A brief question about statistical significance: taking a “population first” approach to econometrics, you note on page 36 that “the regression coefficients defined in this section are not estimators; rather, they are nonstochastic features of the joint distribution of dependent and independent variables.” You later imply on page 40 that the issue of statistical inference arises when we draw samples. My question is how do we interpret standard errors in those (admittedly rare) instances when we have data on the entire population. Does this circumstance render the notion of statistical significance moot?

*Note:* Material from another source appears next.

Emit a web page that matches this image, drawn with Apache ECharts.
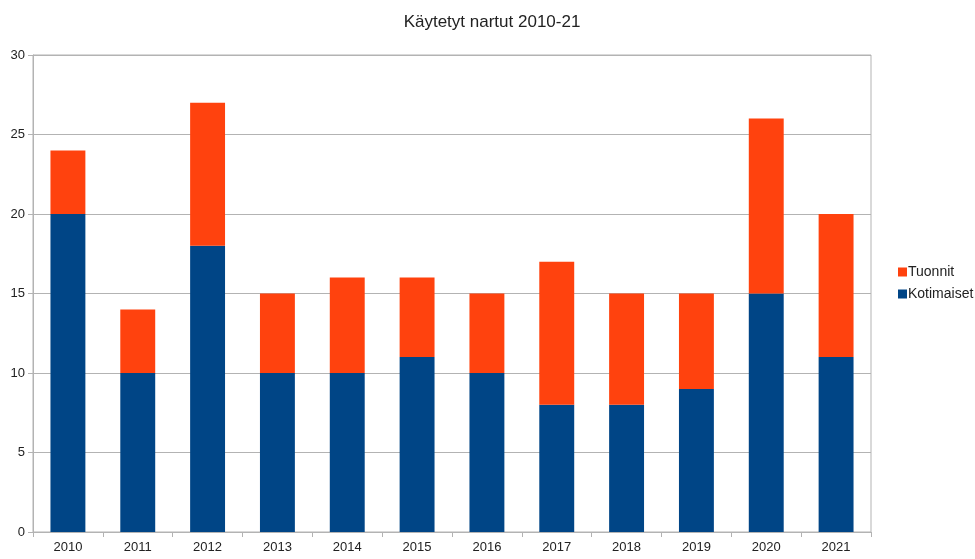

*Good question Colin. No single answer, I’d say.*

* *

*Some would say all data come from “super-populations,” that is, the data we happen to have could have come from other times, other places, or
other people, even if we seem to everyone from a particular scenario. Others take a model-based approach:some kind of stochastic process generates the data at hand; there is always more where they came from. Finally, an approach known as randomization inference recognizes that even in finite populations, counterfactuals remain hidden, and therefore we always require inference. You could spend your life pondering such things. I have to admit I try not to.*

*-JA
*

## whoops

Eagle-eyed Robson Santos notes:

In the last paragraph of p. 55, the

expectations of $f_{i}(s−4)$ is taken and the expectation of

$f_{i}(s−1)$ is not. The text reads:

Conditional on $X_{i}$, the average causal effect of one-year increase

in schooling is $E[f_{i}(s)−f_{i}(s−1)|X_{i}]$, while the average

causal effect of a four-year increase in schooling is

$E[f_{i}(s)−E[f_{i}(s−4)]|X_{i}]$

In the second equation there is an expectation inside the expectation.

Indeed, Robson, that inner E is a typo!